Data provided:
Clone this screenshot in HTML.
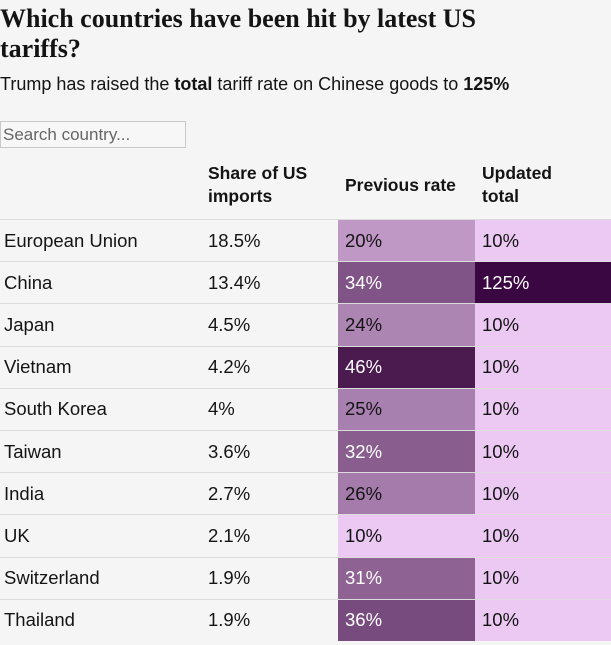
<!DOCTYPE html>
<html><head><meta charset="utf-8"><style>
body{margin:0;background:#f5f5f5;font-family:"Liberation Sans",sans-serif;color:#141414;width:611px;height:645px;overflow:hidden;position:relative}
h1{position:absolute;left:0;top:4px;margin:0;font-family:"Liberation Serif",serif;font-size:26px;line-height:30px;font-weight:bold;width:540px}
.sub{position:absolute;left:0;top:74px;font-size:18px}
.search{position:absolute;left:0;top:121px;width:186px;height:27px;border:1px solid #c8c8c8;box-sizing:border-box;background:#f7f7f7;font-size:17px;color:#666;padding-left:2px;line-height:25px}
.hd{position:absolute;font-weight:bold;font-size:17.5px;line-height:23px}
.row{position:absolute;left:0;width:611px;border-top:1px solid #dcdcdc;box-sizing:border-box}
.cell{position:absolute;top:0;bottom:0;font-size:18.5px;display:flex;align-items:center;box-sizing:border-box}
</style></head><body>
<h1>Which countries have been hit by latest US tariffs?</h1>
<div class="sub">Trump has raised the <b>total</b> tariff rate on Chinese goods to <b>125%</b></div>
<div class="search">Search country...</div>
<div class="hd" style="left:208px;top:162px">Share of US<br>imports</div>
<div class="hd" style="left:345px;top:174px">Previous rate</div>
<div class="hd" style="left:482px;top:162px">Updated<br>total</div>
<div id="tb"></div>
<script>
const countries=["European Union","China","Japan","Vietnam","South Korea","Taiwan","India","UK","Switzerland","Thailand"];
const shares=["18.5%","13.4%","4.5%","4.2%","4%","3.6%","2.7%","2.1%","1.9%","1.9%"];
const previousRates=[20,34,24,46,25,32,26,10,31,36];
const updatedTotals=[10,125,10,10,10,10,10,10,10,10];
function color(v){
  if(v>=100) return "#3b0742";
  const t=Math.max(0,Math.min(1,(v-10)/36));
  const a=[235,201,243],b=[75,26,79];
  return "rgb("+a.map((x,i)=>Math.round(x+(b[i]-x)*t)).join(",")+")";
}
const tb=document.getElementById('tb');
const colX=[0,200,338,475,611], pad=[4,8,7,7], rowH=42.2, top0=219;
countries.forEach((c,i)=>{
  const tr=document.createElement('div');
  tr.className='row';
  tr.style.top=(top0+i*rowH)+'px';
  tr.style.height=rowH+'px';
  
  
  const vals=[c,shares[i],previousRates[i]+"%",updatedTotals[i]+"%"];
  vals.forEach((v,j)=>{
    const td=document.createElement('div');
    td.className='cell';
    td.style.left=colX[j]+'px';
    td.style.width=(colX[j+1]-colX[j])+'px';
    td.style.paddingLeft=pad[j]+'px';
    td.textContent=v;
    
    
    if(j>=2){const n=j==2?previousRates[i]:updatedTotals[i];td.style.background=color(n);td.style.color=n>=28?"#fff":"#141414";}
    tr.appendChild(td);
  });
  tb.appendChild(tr);
});
</script>
</body></html>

Given request: Transcribe the full listing above exactly, with the images removed.

Result of the exercise:
Clone this screenshot in HTML.
<!DOCTYPE html>
<html><head><meta charset="utf-8"><style>
body{margin:0;background:#f5f5f5;font-family:"Liberation Sans",sans-serif;color:#141414;width:611px;height:645px;overflow:hidden;position:relative}
h1{position:absolute;left:0;top:4px;margin:0;font-family:"Liberation Serif",serif;font-size:26px;line-height:30px;font-weight:bold;width:540px}
.sub{position:absolute;left:0;top:74px;font-size:18px}
.search{position:absolute;left:0;top:121px;width:186px;height:27px;border:1px solid #c8c8c8;box-sizing:border-box;background:#f7f7f7;font-size:17px;color:#666;padding-left:2px;line-height:25px}
.hd{position:absolute;font-weight:bold;font-size:17.5px;line-height:23px}
.row{position:absolute;left:0;width:611px;border-top:1px solid #dcdcdc;box-sizing:border-box}
.cell{position:absolute;top:0;bottom:0;font-size:18.5px;display:flex;align-items:center;box-sizing:border-box}
</style></head><body>
<h1>Which countries have been hit by latest US tariffs?</h1>
<div class="sub">Trump has raised the <b>total</b> tariff rate on Chinese goods to <b>125%</b></div>
<div class="search">Search country...</div>
<div class="hd" style="left:208px;top:162px">Share of US<br>imports</div>
<div class="hd" style="left:345px;top:174px">Previous rate</div>
<div class="hd" style="left:482px;top:162px">Updated<br>total</div>
<div id="tb"></div>
<script>
const countries=["European Union","China","Japan","Vietnam","South Korea","Taiwan","India","UK","Switzerland","Thailand"];
const shares=["18.5%","13.4%","4.5%","4.2%","4%","3.6%","2.7%","2.1%","1.9%","1.9%"];
const previousRates=[20,34,24,46,25,32,26,10,31,36];
const updatedTotals=[10,125,10,10,10,10,10,10,10,10];
function color(v){
  if(v>=100) return "#3b0742";
  const t=Math.max(0,Math.min(1,(v-10)/36));
  const a=[235,201,243],b=[75,26,79];
  return "rgb("+a.map((x,i)=>Math.round(x+(b[i]-x)*t)).join(",")+")";
}
const tb=document.getElementById('tb');
const colX=[0,200,338,475,611], pad=[4,8,7,7], rowH=42.2, top0=219;
countries.forEach((c,i)=>{
  const tr=document.createElement('div');
  tr.className='row';
  tr.style.top=(top0+i*rowH)+'px';
  tr.style.height=rowH+'px';
  
  
  const vals=[c,shares[i],previousRates[i]+"%",updatedTotals[i]+"%"];
  vals.forEach((v,j)=>{
    const td=document.createElement('div');
    td.className='cell';
    td.style.left=colX[j]+'px';
    td.style.width=(colX[j+1]-colX[j])+'px';
    td.style.paddingLeft=pad[j]+'px';
    td.textContent=v;
    
    
    if(j>=2){const n=j==2?previousRates[i]:updatedTotals[i];td.style.background=color(n);td.style.color=n>=28?"#fff":"#141414";}
    tr.appendChild(td);
  });
  tb.appendChild(tr);
});
</script>
</body></html>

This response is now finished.